I am soaked. My groceries are soaked. My purse is soaked. I close the door and look back and my son and he laughs at my wet hair. I look. It is a mess, plastered to my forehead, windblown and matted down. My daughter, not wanting to miss out on fun, starts fake laughing, which generates real laughter from both of them, and from me.

That is what you call a LOT of rain.

We get half way home and the gas light comes on.  Apparently our sprint in the rain is making me giddy. I start cracking up. Of course we need gas. It is that kind of day. Plus, it’s not like I have to worry about getting wet. We stop for gas, grateful for the roof.

I get back in the car and my son tells me the rain makes the plants grow. He tells me something I tell him all the time – that rain was made by God and God only makes good things.

Truth, retold by a 3 year old, sounds so sweet.

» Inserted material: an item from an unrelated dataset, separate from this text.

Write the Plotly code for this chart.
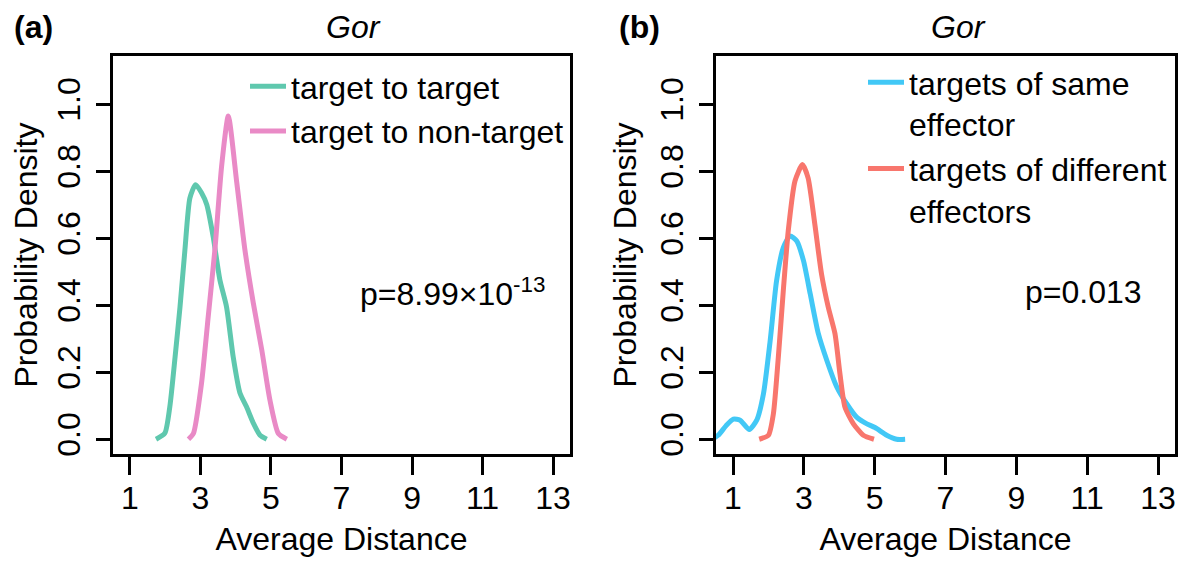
import plotly.graph_objects as go

# ---------------- data ----------------
# Panel (a)
tt_x = [1.74, 1.99, 2.13, 2.28, 2.42, 2.56, 2.70, 2.86, 3.03, 3.18, 3.36, 3.55, 3.74, 3.93, 4.12, 4.31, 4.50, 4.69, 4.88]
tt_y = [0.0, 0.018, 0.096, 0.245, 0.395, 0.566, 0.72, 0.76, 0.736, 0.70, 0.605, 0.476, 0.395, 0.245, 0.138, 0.096, 0.048, 0.012, 0.0]

tn_x = [2.66, 2.80, 3.03, 3.22, 3.41, 3.60, 3.79, 4.03, 4.26, 4.50, 4.74, 4.97, 5.21, 5.45]
tn_y = [0.0, 0.017, 0.167, 0.366, 0.566, 0.815, 0.965, 0.766, 0.566, 0.406, 0.266, 0.117, 0.017, 0.0]

# Panel (b)
se_x = [0.40, 0.585, 0.80, 1.01, 1.20, 1.46, 1.67, 1.86, 2.05, 2.23, 2.42, 2.61, 2.80, 2.99, 3.18, 3.41, 3.65, 3.93,
        4.21, 4.49, 4.78, 5.01, 5.34, 5.62, 5.86]
se_y = [0.0, 0.012, 0.04, 0.06, 0.057, 0.029, 0.057, 0.136, 0.295, 0.473, 0.572, 0.607, 0.592, 0.533, 0.434, 0.315,
        0.235, 0.156, 0.106, 0.066, 0.046, 0.035, 0.012, 0.0, 0.0]

de_x = [1.74, 2.00, 2.14, 2.28, 2.42, 2.56, 2.75, 2.96, 3.12, 3.31, 3.50, 3.69, 3.88, 4.02, 4.16, 4.40, 4.68, 4.98]
de_y = [0.0, 0.012, 0.076, 0.245, 0.443, 0.622, 0.771, 0.82, 0.78, 0.642, 0.493, 0.394, 0.315, 0.195, 0.096, 0.046,
        0.012, 0.0]

x_ticks = [1, 3, 5, 7, 9, 11, 13]
y_ticks = [0.0, 0.2, 0.4, 0.6, 0.8, 1.0]

names_a = ["target to target", "target to non-target"]
names_b = ["targets of same<br>effector", "targets of different<br>effectors"]
colors = ["#5FC8AE", "#E98AC6", "#42C8F6", "#F8766D"]

FONT = "Liberation Sans, Arial, Helvetica, sans-serif"
FS = 32

# page offset (browser body margin) and figure size
OFF = 8
W, H = 1187 - OFF, 562 - OFF


def fx(px):
    return (px - OFF) / W


def fy(py):
    return 1 - (py - OFF) / H


fig = go.Figure()
line_kw = dict(width=5, shape="spline", smoothing=0.6)

fig.add_trace(go.Scatter(x=tt_x, y=tt_y, mode="lines", name=names_a[0],
                         line=dict(color=colors[0], **line_kw), xaxis="x", yaxis="y", legend="legend"))
fig.add_trace(go.Scatter(x=tn_x, y=tn_y, mode="lines", name=names_a[1],
                         line=dict(color=colors[1], **line_kw), xaxis="x", yaxis="y", legend="legend"))
fig.add_trace(go.Scatter(x=se_x, y=se_y, mode="lines", name=names_b[0],
                         line=dict(color=colors[2], **line_kw), xaxis="x2", yaxis="y2", legend="legend2"))
fig.add_trace(go.Scatter(x=de_x, y=de_y, mode="lines", name=names_b[1],
                         line=dict(color=colors[3], **line_kw), xaxis="x2", yaxis="y2", legend="legend2"))

ydom = [fy(454), fy(56)]

xax = dict(range=[0.52, 13.48], tickvals=x_ticks, ticks="outside", ticklen=18, tickwidth=2.5,
           tickcolor="black", showline=True, mirror=True, linecolor="black", linewidth=2.5,
           showgrid=False, zeroline=False, tickfont=dict(size=FS, color="black"),
           ticklabelstandoff=-4, automargin=False,
           title=dict(text="Average Distance", font=dict(size=FS, color="black"), standoff=13))
yax = dict(range=[-0.044, 1.144], tickvals=y_ticks, tickformat=".1f", tickangle=-90, ticks="outside",
           ticklen=14, tickwidth=2.5, tickcolor="black", showline=True, mirror=True, linecolor="black",
           linewidth=2.5, showgrid=False, zeroline=False, tickfont=dict(size=FS, color="black"),
           ticklabelstandoff=3, automargin=False,
           title=dict(text="Probability Density", font=dict(size=FS, color="black"), standoff=9))

fig.update_layout(
    width=W, height=H, margin=dict(l=0, r=0, t=0, b=0, pad=0),
    paper_bgcolor="white", plot_bgcolor="white",
    font=dict(family=FONT, size=FS, color="black"),
    xaxis=dict(domain=[fx(113), fx(570)], anchor="y", **xax),
    yaxis=dict(domain=ydom, anchor="x", **yax),
    xaxis2=dict(domain=[fx(716), fx(1175)], anchor="y2", **xax),
    yaxis2=dict(domain=ydom, anchor="x2", **yax),
    legend=dict(x=fx(245), y=fy(59), xanchor="left", yanchor="top", bgcolor="rgba(0,0,0,0)",
                font=dict(size=FS, color="black"), itemwidth=36, tracegroupgap=0, valign="top"),
    legend2=dict(x=fx(863), y=fy(55), xanchor="left", yanchor="top", bgcolor="rgba(0,0,0,0)",
                 font=dict(size=FS, color="black"), itemwidth=36, tracegroupgap=0, valign="top"),
    showlegend=True,
)

ann = [
    dict(text="<b>(a)</b>", x=fx(12), y=fy(27), xanchor="left"),
    dict(text="<b>(b)</b>", x=fx(617), y=fy(27), xanchor="left"),
    dict(text="<i>Gor</i>", x=fx(353), y=fy(27), xanchor="center"),
    dict(text="<i>Gor</i>", x=fx(958), y=fy(27), xanchor="center"),
]
for a in ann:
    fig.add_annotation(xref="paper", yref="paper", yanchor="middle", showarrow=False,
                       font=dict(size=FS, color="black", family=FONT), **a)

fig.add_annotation(xref="x", yref="y", x=7.47, y=0.44, text="p=8.99×10<sup>-13</sup>", showarrow=False,
                   xanchor="left", font=dict(size=FS, color="black"))
fig.add_annotation(xref="x2", yref="y2", x=9.19, y=0.44, text="p=0.013", showarrow=False,
                   xanchor="left", font=dict(size=FS, color="black"))

fig.write_html("out.html")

I unload the kids at home. I dry off our groceries and make lunch. I run to change my clothes while they are eating.   My teething daughter needs to be rocked to sleep, but my son wants me in his room, afraid of thunder that isn’t present at the moment. I can’t do both. I explain to my son that the rain has slowed. I rock my daughter as my son cries for me to come back. She falls asleep and I lay her down just as the thunder returns with vengeance.

I move my son into my room and make him a bed on the floor. I tell him I’ll lay down too but he needs to try to rest. I can tell he is tired and may actually sleep today. I plan to wait until he is asleep and do some reading. I wake up an hour later, he’s sleeping and apparently so have I. Can’t remember the last time I took a nap! Lovely. Probably couldn’t have done that with coffee in my system.

When we get up, I throw some coffee grounds into the French Press, fill it with water and stick it in the fridge. Iced coffee tomorrow. At least I don’t have to worry about it getting cold. No fuss, no mess. Recalling my error in looking up the weather this morning, I look up tomorrow’s weather. It should be nice. Tomorrow I can have my coffee break outside as the kids play.

This day did not go as expected. I did not clean my house and I did not finish all my errands. I did not enjoy a cup of coffee. But, I did make some silly memories getting soaked in the rain, and spent time comforting my kids. Despite the unplanned weather, we have groceries to make dinner. I call that success. We can finish that other stuff up tomorrow.

So I ask again, What’s a little rain?

Today it was a surprise to me, unpredictable and out of my control. Rain washes things away, leaving behind something wet, moldable, and messy. Today rain changed what was likely to be just like any other routine Monday and added some excitement. We did get wet, but we also laughed.We laughed hard.

The rain created new opportunity, changed the pace of our day and left me feeling thankful that it did.

My son says his favorite part of today was seeing other people getting soaked in the rain. Me too.